Churchill's famous saying - "Jaw, jaw, jaw is better than war, war war" clever juxtaposition of words - he was always good at that - and he certainly knew what he was talking about regarding war. In fact it does seem that war, killing, death, and allied subjects, brings out the best in our poets. I think of Auden's "Stop the clocks", Dylan Thomas's "Do not go gently", John Donne's "Death be not proud" - and a host of war poets who's words strike deep into our hearts.
Well I think there is another one we can add to our list of heart-rending poetry regarding the terrible suffering of war.
Yesterday Henry Allingham, aged 113, with Harry Patch (who also died this week) probably the only surviving soldiers from the first World War (1914-1918), was buried with full military honours in a fourteenth century Brighton church. His coffin was carried by pall bearers from the armed forces and the American side of his family (his daughter, now dead, was a GI bride) follwed carrying his medals and decorations. And for the occasion, Carol Ann Duffy, our new Poet Laureate, composed a poem "Last Post". I think it is brilliant. So many poems penned by our Poets Laureate for special occasions are laboured and turgid.
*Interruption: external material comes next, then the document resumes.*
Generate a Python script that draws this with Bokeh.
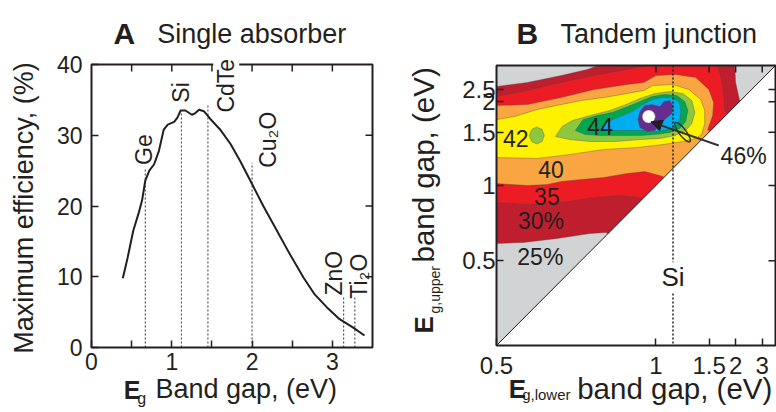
import math
from bokeh.plotting import figure
from bokeh.layouts import row
from bokeh.models import (Range1d, FixedTicker, Label, Arrow, NormalHead, LinearAxis,
                          CustomJSTickFormatter, ColumnDataSource)
from bokeh.embed import file_html
from bokeh.resources import INLINE

FONT = "Liberation Sans"
INK = "#231f20"

# ---------------- Panel A data: single absorber ----------------
eg_single = [0.39, 0.45, 0.52, 0.59, 0.63, 0.67, 0.72, 0.78, 0.84, 0.90, 0.95, 1.03,
             1.07, 1.11, 1.17, 1.25, 1.29, 1.34, 1.40, 1.48, 1.61, 1.73, 1.85, 2.00,
             2.14, 2.31, 2.47, 2.64, 2.78, 2.93, 3.09, 3.26, 3.40]
eff_single = [9.8, 12.7, 16.5, 19.1, 20.8, 23.6, 25.0, 25.9, 27.8, 30.8, 31.5, 31.9,
              32.5, 33.5, 33.5, 32.9, 33.1, 33.6, 33.4, 32.3, 30.7, 28.8, 26.4, 23.1,
              20.0, 16.5, 13.2, 9.9, 7.5, 5.7, 4.0, 2.8, 1.7]
materials = ["Ge", "Si", "CdTe", "Cu₂O", "ZnO", "Ti₂O"]
material_gap = [0.67, 1.12, 1.45, 2.00, 3.14, 3.28]
material_line_top = [25.4, 33.2, 34.4, 26.1, 7.1, 7.1]
a_xticks = [0, 1, 2, 3]
a_xminor = [0.5, 1.5, 2.5]
a_yticks = [0, 10, 20, 30, 40]

# ---------------- Panel B data: tandem junction ----------------
b_xtick_gap = [0.5, 1, 1.5, 2, 3]
b_xtick_labels = ["0.5", "1", "1.5", "2", "3"]
b_ytick_gap = [0.68, 1.0, 1.5, 2.1, 2.5]
b_ytick_labels = ["0.5", "1", "1.5", "2", "2.5"]
si_gap = 1.12
diag_gap = [0.5, 4.0]

# efficiency bands: boundaries in inverse band gap (1/eV) -> (1/Eg_lower, 1/Eg_upper)
band25_inv_lower = [2.0, 2.0, 1.806, 1.594, 1.431, 1.363, 1.35, 0.513, 0.506, 0.5, 0.475, 0.25,
                    0.725, 1.313, 1.413, 1.619, 1.831, 2.0]
band25_inv_upper = [0.388, 0.381, 0.356, 0.313, 0.275, 0.25, 0.25, 0.25, 0.25, 0.356, 0.469,
                    0.781, 1.72, 1.294, 1.3, 1.331, 1.356, 1.363]
band30_inv_lower = [2.0, 1.806, 1.594, 1.388, 1.181, 1.05, 1.03, 0.613, 0.613, 0.588, 0.575,
                    0.569, 0.35, 0.725, 0.975, 1.1, 1.225, 1.388, 1.594, 1.806, 2.0]
band30_inv_upper = [0.444, 0.406, 0.356, 0.313, 0.275, 0.25, 0.25, 0.25, 0.25, 0.344, 0.438,
                    0.531, 0.781, 1.469, 1.188, 1.075, 1.063, 1.075, 1.106, 1.119, 1.106]
band35_inv_lower = [2.0, 1.806, 1.594, 1.388, 1.181, 1.075, 1.0, 0.875, 0.75, 0.669, 0.638,
                    0.644, 0.675, 0.538, 0.788, 0.956, 1.069, 1.181, 1.325, 1.469, 1.594,
                    1.681, 1.806, 2.0]
band35_inv_upper = [0.5, 0.494, 0.45, 0.4, 0.369, 0.356, 0.313, 0.306, 0.325, 0.4, 0.481,
                    0.563, 0.65, 0.844, 1.094, 0.944, 0.913, 0.925, 0.95, 0.963, 0.975,
                    0.994, 1.0, 0.988]
band40_inv_lower = [2.0, 1.888, 1.744, 1.594, 1.469, 1.325, 1.181, 1.075, 1.019, 0.894, 0.794,
                    0.719, 0.694, 0.694, 0.713, 0.75, 0.831, 0.956, 1.119, 1.331, 1.538,
                    1.744, 2.0]
band40_inv_upper = [0.588, 0.569, 0.525, 0.494, 0.469, 0.45, 0.425, 0.406, 0.375, 0.369, 0.4,
                    0.463, 0.531, 0.613, 0.681, 0.706, 0.725, 0.744, 0.763, 0.775, 0.806,
                    0.831, 0.825]
band42_inv_lower = [1.631, 1.588, 1.525, 1.413, 1.288, 1.188, 1.1, 1.006, 0.913, 0.831, 0.775,
                    0.756, 0.775, 0.813, 0.881, 0.975, 1.1, 1.256, 1.413, 1.538]
band42_inv_upper = [0.694, 0.631, 0.594, 0.563, 0.531, 0.494, 0.456, 0.425, 0.413, 0.425, 0.469,
                    0.544, 0.613, 0.656, 0.688, 0.706, 0.713, 0.725, 0.725, 0.713]
band42b_inv_lower = [1.70, 1.714, 1.747, 1.78, 1.794, 1.78, 1.747, 1.714]
band42b_inv_upper = [0.688, 0.65, 0.634, 0.65, 0.688, 0.725, 0.741, 0.725]
band43_inv_lower = [1.506, 1.456, 1.369, 1.275, 1.175, 1.1, 1.025, 0.944, 0.869, 0.819, 0.8,
                    0.813, 0.85, 0.913, 1.006, 1.1, 1.225, 1.35, 1.444]
band43_inv_upper = [0.656, 0.588, 0.563, 0.544, 0.506, 0.475, 0.444, 0.431, 0.438, 0.475, 0.531,
                    0.6, 0.644, 0.669, 0.681, 0.688, 0.688, 0.688, 0.681]
band44_inv_lower = [1.363, 1.3, 1.225, 1.15, 1.081, 1.025, 0.963, 0.9, 0.856, 0.844, 0.85,
                    0.881, 0.925, 0.994, 1.069, 1.163, 1.275]
band44_inv_upper = [0.644, 0.6, 0.569, 0.538, 0.494, 0.463, 0.45, 0.45, 0.475, 0.531, 0.594,
                    0.638, 0.65, 0.663, 0.656, 0.656, 0.656]
band45_inv_lower = [1.113, 1.1, 1.069, 1.025, 0.975, 0.95, 0.913, 0.894, 0.9, 0.938, 0.975,
                    1.006, 1.056, 1.1]
band45_inv_upper = [0.588, 0.538, 0.5, 0.494, 0.506, 0.475, 0.469, 0.5, 0.55, 0.581, 0.619,
                    0.656, 0.663, 0.638]
peak_inv_lower = [1.045]
peak_inv_upper = [0.569]

band_colors = ["#be1e2d", "#ed1c24", "#f9a541", "#fff200", "#8dc63f", "#8dc63f",
               "#00a651", "#00aeef", "#662d91"]

# ---------------- layout helpers ----------------
H = 410
TICK_PX = 7


def make_range(v_lo, v_hi, p_lo, p_hi, total):
    """Range whose values v_lo/v_hi land at pixels p_lo/p_hi (from start side) of a canvas."""
    k = (p_hi - p_lo) / (v_hi - v_lo)
    return Range1d(v_lo - p_lo / k, v_hi + (total - p_hi) / k), k


def lab(p, x, y, text, size, bold=False, angle=0.0, align="left", bg=None):
    l = Label(x=x, y=y, text=text, text_font=FONT, text_font_size=f"{size}px",
              text_color=INK, text_font_style="bold" if bold else "normal",
              angle=angle, text_align=align, text_baseline="middle")
    if bg is not None:
        l.background_fill_color = bg
    p.add_layout(l)


def make_axis(loc, ticker, size, standoff, formatter=None):
    ax = LinearAxis(fixed_location=loc, ticker=ticker)
    if formatter is not None:
        ax.formatter = formatter
    ax.axis_line_color = None
    ax.major_tick_in = TICK_PX
    ax.major_tick_out = 0
    ax.minor_tick_in = TICK_PX
    ax.minor_tick_out = 0
    ax.major_tick_line_color = INK
    ax.major_tick_line_width = 1.5
    ax.minor_tick_line_color = INK
    ax.minor_tick_line_width = 1.5
    ax.major_label_text_font = FONT
    ax.major_label_text_font_size = f"{size}px"
    ax.major_label_text_color = INK
    ax.major_label_standoff = standoff
    return ax


def blank_figure(width, xr, yr):
    p = figure(width=width, height=H, x_range=xr, y_range=yr, output_backend="svg",
               toolbar_location=None, x_axis_location=None, y_axis_location=None,
               min_border_left=0, min_border_right=0, min_border_top=0, min_border_bottom=0)
    p.grid.visible = False
    p.outline_line_color = None
    p.background_fill_color = "white"
    p.border_fill_color = "white"
    return p


# ======================= Panel A =======================
A_W = 408
A_LEFT, A_RIGHT, A_TOP, A_BOTTOM = 91, 372, 64, 347
a_x0, a_x1, a_y0, a_y1 = 0.0, 3.5, 0.0, 40.0
xrA, kxA = make_range(a_x0, a_x1, A_LEFT, A_RIGHT, A_W)
yrA, kyA = make_range(a_y0, a_y1, H - A_BOTTOM, H - A_TOP, H)
pA = blank_figure(A_W, xrA, yrA)

pA.add_layout(make_axis(a_y0, FixedTicker(ticks=a_xticks, minor_ticks=a_xminor), 23, 5), "below")
pA.add_layout(make_axis(a_x0, FixedTicker(ticks=a_yticks), 23, 9), "left")

top_ticks_a = [t for t in sorted(a_xticks + a_xminor) if t > a_x0]
pA.segment(x0=top_ticks_a, y0=[a_y1] * len(top_ticks_a), x1=top_ticks_a,
           y1=[a_y1 - TICK_PX / kyA] * len(top_ticks_a), line_color=INK, line_width=1.5)
right_ticks_a = [t for t in a_yticks if a_y0 < t < a_y1]
pA.segment(x0=[a_x1] * len(right_ticks_a), y0=right_ticks_a,
           x1=[a_x1 - TICK_PX / kxA] * len(right_ticks_a), y1=right_ticks_a,
           line_color=INK, line_width=1.5)

pA.segment(x0=material_gap, y0=[0] * len(material_gap), x1=material_gap, y1=material_line_top,
           line_color="#555555", line_width=1.2, line_dash="2 2")
pA.line(eg_single, eff_single, line_color=INK, line_width=2)
pA.quad(left=[a_x0], right=[a_x1], bottom=[a_y0], top=[a_y1], fill_color=None,
        line_color=INK, line_width=2)

mat_anchor = [(0.658, 25.8), (1.118, 34.6), (1.678, 33.2), (2.198, 25.4), (3.018, 7.35),
              (3.333, 6.9)]
for name, (mx, my) in zip(materials, mat_anchor):
    lab(pA, mx, my, name, 23, angle=math.pi / 2, align="left",
        bg="white" if name == "CdTe" else None)

lab(pA, 0.274, 44.41, "A", 30, bold=True)
lab(pA, 0.818, 44.26, "Single absorber", 27)
lab(pA, 0.402, -5.97, "E", 25, bold=True)
lab(pA, 0.569, -7.26, "g", 16)
lab(pA, 0.797, -5.87, "Band gap, (eV)", 27)
lab(pA, -0.846, 19.71, "Maximum efficiency, (%)", 27, angle=math.pi / 2, align="center")

# ======================= Panel B =======================
B_W = 368
B_LEFT, B_RIGHT, B_TOP, B_BOTTOM = 88, 367, 65, 345
b_lo, b_hi = 2.0, 0.25          # inverse gap at left/bottom and right/top of the box
xrB, kxB = make_range(b_lo, b_hi, B_LEFT, B_RIGHT, B_W)
yrB, kyB = make_range(b_lo, b_hi, H - B_BOTTOM, H - B_TOP, H)
pB = blank_figure(B_W, xrB, yrB)

bx_pos = [1.0 / e for e in b_xtick_gap]
by_pos = [1.0 / e for e in b_ytick_gap]
JS = """
let best = 0, d = Infinity;
for (let i = 0; i < pos.length; i++) { const dd = Math.abs(pos[i] - tick); if (dd < d) { d = dd; best = i; } }
return labs[best];
"""
pB.add_layout(make_axis(b_lo, FixedTicker(ticks=bx_pos), 24, 11,
                        CustomJSTickFormatter(args=dict(pos=bx_pos, labs=b_xtick_labels), code=JS)),
              "below")
pB.add_layout(make_axis(b_lo, FixedTicker(ticks=by_pos), 24, 1,
                        CustomJSTickFormatter(args=dict(pos=by_pos, labs=b_ytick_labels), code=JS)),
              "left")

pB.quad(left=[b_lo], right=[b_hi], bottom=[b_lo], top=[b_hi], fill_color="#d1d3d4",
        line_color=None)
bands = ColumnDataSource(dict(
    xs=[band25_inv_lower, band30_inv_lower, band35_inv_lower, band40_inv_lower,
        band42_inv_lower, band42b_inv_lower, band43_inv_lower, band44_inv_lower, band45_inv_lower],
    ys=[band25_inv_upper, band30_inv_upper, band35_inv_upper, band40_inv_upper,
        band42_inv_upper, band42b_inv_upper, band43_inv_upper, band44_inv_upper, band45_inv_upper],
    color=band_colors))
pB.patches("xs", "ys", fill_color="color", line_color="#5a4a48", line_alpha=0.55,
           line_width=0.7, source=bands)
pB.scatter(peak_inv_lower, peak_inv_upper, size=13, fill_color="white", line_color="#777777",
           line_width=0.5)

# region below the diagonal (upper gap < lower gap) is blank
inv_d = [1.0 / e for e in diag_gap]
pB.patch([inv_d[0], inv_d[1], inv_d[1]], [inv_d[0], inv_d[1], inv_d[0]],
         fill_color="white", line_color=None)
pB.line(inv_d, inv_d, line_color=INK, line_width=1)

top_ticks_b = [t for t in bx_pos if t < b_lo - 1e-9]
pB.segment(x0=top_ticks_b, y0=[b_hi] * len(top_ticks_b), x1=top_ticks_b,
           y1=[b_hi - TICK_PX / kyB] * len(top_ticks_b), line_color=INK, line_width=1.5)
pB.segment(x0=[b_hi] * len(by_pos), y0=by_pos, x1=[b_hi - TICK_PX / kxB] * len(by_pos),
           y1=by_pos, line_color=INK, line_width=1.5)

si_inv = 1.0 / si_gap
pB.segment(x0=[si_inv], y0=[b_hi], x1=[si_inv], y1=[b_lo], line_color=INK,
           line_width=1.5, line_dash="2 2")
pB.quad(left=[b_lo], right=[b_hi], bottom=[b_lo], top=[b_hi], fill_color=None,
        line_color=INK, line_width=2)
lab(pB, si_inv, 1.573, "Si", 26, align="center", bg="white")

pB.ellipse(x=[0.833], y=[0.667], width=24, height=7, width_units="screen",
           height_units="screen", angle=-0.92, fill_color=None, line_color="#333333",
           line_width=1.5)
pB.add_layout(Arrow(end=NormalHead(size=11, fill_color=INK, line_color=INK),
                    x_start=0.606, y_start=0.75, x_end=1.031, y_end=0.602,
                    line_color="#333333", line_width=2))

for txt, cx, cy in [("44", 1.35, 0.631), ("42", 1.879, 0.705), ("40", 1.658, 0.898),
                    ("35", 1.684, 1.069), ("30%", 1.721, 1.221), ("25%", 1.725, 1.448),
                    ("46%", 0.45, 0.8125)]:
    lab(pB, cx, cy, txt, 23, align="center")

lab(pB, 1.8746, 0.0488, "B", 30, bold=True)
lab(pB, 1.5986, 0.0553, "Tandem junction", 27)
lab(pB, 1.923, 2.274, "E", 26, bold=True)
lab(pB, 1.839, 2.305, "g,lower", 15)
lab(pB, 1.494, 2.267, "band gap, (eV)", 29.5)
lab(pB, 2.452, 1.925, "E", 26, bold=True, angle=math.pi / 2)
lab(pB, 2.388, 1.80, "g,upper", 14, angle=math.pi / 2)
lab(pB, 2.46, 1.481, "band gap, (eV)", 29.5, angle=math.pi / 2)

layout = row(pA, pB)
open("out.html", "w").write(file_html(layout, INLINE))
Duffy takes the idea of running time backwards "If poetry could truly tell it backwards, then it would." I find it a very moving poem.
Some may see the whole thing as a glorification of war. We have recently had a 1940's week end here in our little market town - all tied in with the Wensleydale Railway. Men and women dressed up in 40's uniforms, costumes, turbans and aprons went about the town all weekend and local cafes served wartime menus (spam fritters and chips). Yet some in the town felt it was wrong - that it glorified war and we should put it behind us not shout about it.
It is this awful dilemma isn't it? I wrote about it a few blogs ago - fighting for territory, regardless of the loss of life, seems to be inherent in us. And re-enacting those days is, in one way, glorifying war but in another way it is celebrating how we all pulled together in spite of the war. I think I shall sit in the middle on this one as I can see both points of view.
Erica Wagner in The Times gives a good criticism of Duffy's poem - saying "the mud of Flanders Fields clings still" and that Duffy's poem aspires to "a kind of salvation."
I find it sad that Henry Allingham's other daughter, aged 89, to whom he hadn't spoken for forty years, paid her respects at his funeral. We have not taken Churchill's words to heart, have we - not even in small family feuds, let alone in the big ones.
Do try to read Duffy's poem. I'm sure you will be moved by it.